Video Transcript
In this video, we’re talking about
states of matter. And while there do exist more
exotic states of matter, we’ll keep our discussion focused on the three most common,
the ones that show up the most, solids, liquids, and gases.
Now, when we use this phrase “state
of matter”, what we’re referring to is just how it is that the atoms or the
molecules in a material are arranged. Say that we took a pan and we put a
solid object in it, in this case a chunk of ice. In this perspective, we see the
individual water molecules arranged in a very orderly structured pattern. One characteristic of solid
materials is that their particles are fixed in place. They’re not mobile enough to be
able to move past one another within that material. It’s also true of solid materials
that they’re very hard to compress. If you’ve ever tried to compress,
say, a block of wood or a countertop, you know what that means. And additionally, material which is
in a solid state does not flow. And that goes back to the fact that
the particles aren’t able to move past one another easily.
So we had this solid material, this
chunk of ice, and it’s sitting there in our pan. Not much is going on because, after
all, the particles in the ice are fixed in place. But then, let’s say we start to add
some energy to the system. We put a flame under this pan and
we start to heat the ice. If we apply heat for a long enough
time so that enough energy is added into this chunk of ice, eventually, it will
change its state of matter. By dumping all this heat energy
into the ice, what we’ve done is we’ve loosened the bonds between the individual
water molecules. As each water molecule is heated
and gains energy, it starts to distance itself from its neighbours. The orderly structure of the
arrangement of the molecules breaks down. And they start to move in a much
more disordered way.
This is a description of a state of
matter in the liquid phase. In this phase, particles are able
to move past one another. Liquids, like solids, are still
hard to compress. Water, for example, is so hard to
compress that often as a shorthand description, we just say it’s incompressible. A point of difference though
between liquids and solids is that liquids are capable of flowing while solids or
not. We went from a solid, a chunk of
ice, to a liquid, water, by adding heat energy to our system. If we continue to add even more
heat, soon enough we’ll see yet another state of matter. Eventually, the molecules in this
water become heated enough and so energetic that they spread apart from one another
and completely break any bonds between them.

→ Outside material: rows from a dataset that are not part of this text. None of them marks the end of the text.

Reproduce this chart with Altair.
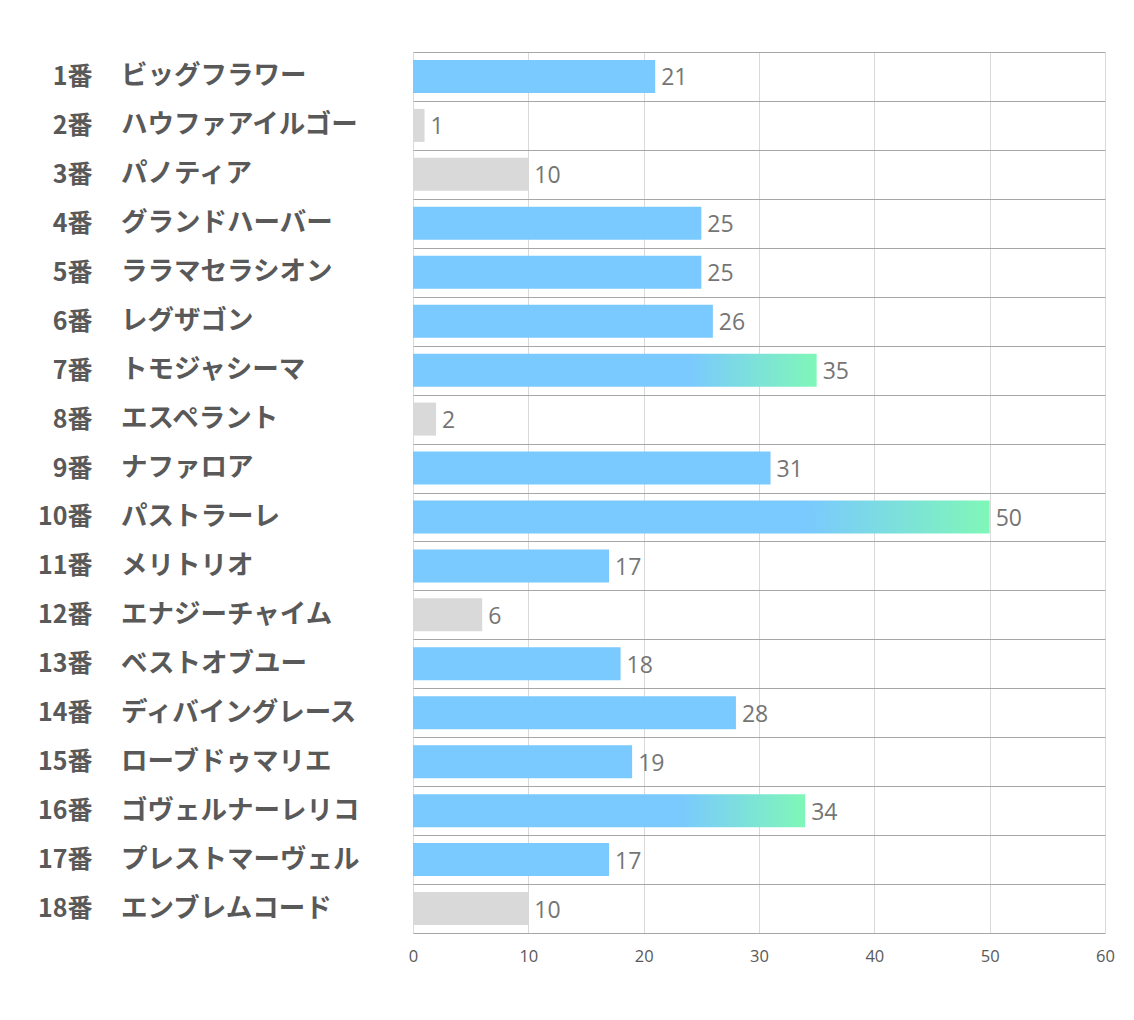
import altair as alt
import pandas as pd

nums = ["1番", "2番", "3番", "4番", "5番", "6番", "7番", "8番", "9番", "10番",
        "11番", "12番", "13番", "14番", "15番", "16番", "17番", "18番"]
names = ["ビッグフラワー", "ハウファアイルゴー", "パノティア", "グランドハーバー",
         "ララマセラシオン", "レグザゴン", "トモジャシーマ", "エスペラント",
         "ナファロア", "パストラーレ", "メリトリオ", "エナジーチャイム",
         "ベストオブユー", "ディバイングレース", "ローブドゥマリエ",
         "ゴヴェルナーレリコ", "プレストマーヴェル", "エンブレムコード"]
values = [21, 1, 10, 25, 25, 26, 35, 2, 31, 50, 17, 6, 18, 28, 19, 34, 17, 10]
groups = ["blue", "gray", "gray", "blue", "blue", "blue", "grad", "gray", "blue",
          "grad", "blue", "gray", "blue", "blue", "blue", "grad", "blue", "gray"]
x_ticks = [0, 10, 20, 30, 40, 50, 60]

df = pd.DataFrame({"num": nums, "name": names, "value": values, "group": groups})

BLUE = "#7AC9FF"
GREEN = "#7FF7B8"
GRAY = "#D9D9D9"
JP = "Noto Sans CJK JP"

y_axis = alt.Axis(
    title=None, domain=False, ticks=False, grid=True, gridColor="#A6A6A6",
    gridWidth=1, tickBand="extent", labelFontSize=25, labelFont=JP,
    labelFontWeight="bold", labelColor="#595959", labelPadding=321,
    labelAlign="right",
)
y_scale = alt.Scale(domain=nums, paddingInner=0, paddingOuter=0)
x_axis = alt.Axis(
    title=None, domain=False, ticks=False, grid=True, gridColor="#D9D9D9",
    values=x_ticks, labelFontSize=16.5, labelFont="Open Sans",
    labelColor="#595959", labelPadding=15, labelFlush=False,
)
x_scale = alt.Scale(domain=[0, 60], nice=False)

base = alt.Chart(df)
y_enc = alt.Y("num:N", scale=y_scale, axis=y_axis, sort=nums)
x_enc = alt.X("value:Q", scale=x_scale, axis=x_axis)

bars_blue = base.transform_filter(alt.datum.group == "blue").mark_bar(
    color=BLUE, size=33
).encode(x=x_enc, y=y_enc)

bars_gray = base.transform_filter(alt.datum.group == "gray").mark_bar(
    color=GRAY, size=33
).encode(x=x_enc, y=y_enc)

grad = alt.Gradient(
    gradient="linear",
    stops=[alt.GradientStop(color=BLUE, offset=0),
           alt.GradientStop(color=BLUE, offset=0.68),
           alt.GradientStop(color=GREEN, offset=1)],
    x1=0, x2=1, y1=0, y2=0,
)
bars_grad = base.transform_filter(alt.datum.group == "grad").mark_bar(
    color=grad, size=33
).encode(x=x_enc, y=y_enc)

val_text = base.mark_text(
    align="left", baseline="middle", dx=6, dy=2, fontSize=23, font="Open Sans",
    color="#757575"
).encode(x=x_enc, y=y_enc, text="value:Q")

name_text = base.mark_text(
    align="left", baseline="middle", fontSize=26.5, font=JP, fontWeight="bold",
    color="#595959"
).encode(x=alt.value(-292), y=y_enc, text="name:N")

chart = alt.layer(bars_blue, bars_gray, bars_grad, val_text, name_text).properties(
    width=692, height=881,
    padding={"left": 413, "top": 52, "right": 29, "bottom": 87},
    autosize=alt.AutoSizeParams(type="none"),
    background="white",
).configure_view(stroke=None)

chart.save("out.html", embed_options={"renderer": "svg", "actions": False})
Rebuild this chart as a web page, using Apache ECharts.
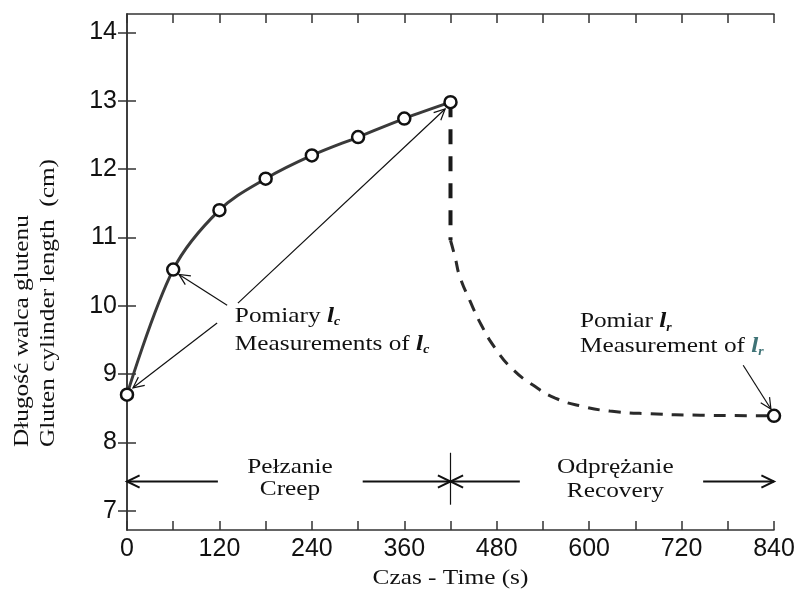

When this happens, we have a gas,
in this case water vapour. In this state of matter, the
particles are so far apart that there’s very little resistance to motion in any
particular direction. The particles are spread out far
enough that they’re easy to compress back together. Gases, in general, are very
compressible. And lastly, gases are very capable
of flowing. In fact, gases and liquids are both
called fluids because of this capacity.
Now, we might wonder what happens
if we continue even longer to heat this material. Will we find a new state of
matter? Well, if we were doing this with
ice, what we would find is that all of these molecules would eventually heat hot
enough to just escape from this pan and fly off into the atmosphere. Adding more energy just disperses
the gas more.
In this process, we’ve talked about
moving from a solid to a liquid to a gas. In other words, we’ve been moving
left to right on our screen. But, in general, it’s also possible
for states of matter to transition in the other direction. Instead of going from a solid to a
liquid, for example, we could go from a liquid to a solid. Or, we could start with a gas and
go from a gas to a liquid. It’s even possible to completely
skip the liquid phase. We could go from a solid straight
to a gas or a gas directly to a solid. Each one of these six transitions
between phases has its own name.
When a solid becomes a liquid, like
we had when our ice melted into water, then that’s referred to as melting. Whereas when we go the other way, a
liquid to a solid, that process is known as freezing. Then, when we go from a liquid
state of matter to a gas state of matter, that process is known as evaporation. And then, going the opposite way,
from a gas to a liquid, that’s called condensation. We might be familiar with this if
you have a cold drink on a hot humid day. In this case, the water vapour from
the humid air around the cold drink condenses on the outside of the glass. Like we said, it’s also possible to
make a jump across one entire state of matter, the liquid phase. If we were to go straight from a
solid phase to a gas phase, that’s known as sublimation. And going straight from a gas phase
to a solid phase, without going through the liquid phase at all, is called
deposition.
Some of these words are familiar
and some, may be, less familiar. But all of them are helpful in
describing phase transitions between states of matter. As we talk about different states
of matter and phase transitions, that means moving from one state of matter to
another, it’s important to connect energy with that process of transition. Recall that with our ice in the
pan, the only way it was able to change from ice to liquid water to gas was because
we were adding energy into it. We were heating the ice. We can say that for a material to
change from one state of matter to another, that’s called a phase change, the
material needs to gain or lose energy.
For example, we saw that for a
block of ice, a solid, to turn into a puddle of water, a liquid, we needed to add
energy into the ice, the solid. But then, let’s say we wanted to go
the opposite direction. Say we wanted to freeze some
water. In that case, it would be necessary
to take energy away from the water. It would have to lose energy to
turn into ice. And it’s the same story if we took
liquid water and turned it into water vapour or condensed water vapour into a
liquid. The water would need to gain energy
to become a gas, water vapour. And the water vapour would need to
be cooled down. It would need to lose energy to
condense into a liquid.
So whenever there is a change from
one state of matter to another, we know that there is an exchange of energy, either
a gain or a loss. In this process of heating ice to
water and then water to vapour, there’s something very interesting to be seen if we
look at the temperature of our material, whatever state of matter it’s in, plotted
against the total energy added into that material. In our case, that energy was added
by putting a flame underneath the pan that was holding our water sample. So we were adding energy into our
sample. And overtime, we know that its
temperature increased and also that its state of matter changed.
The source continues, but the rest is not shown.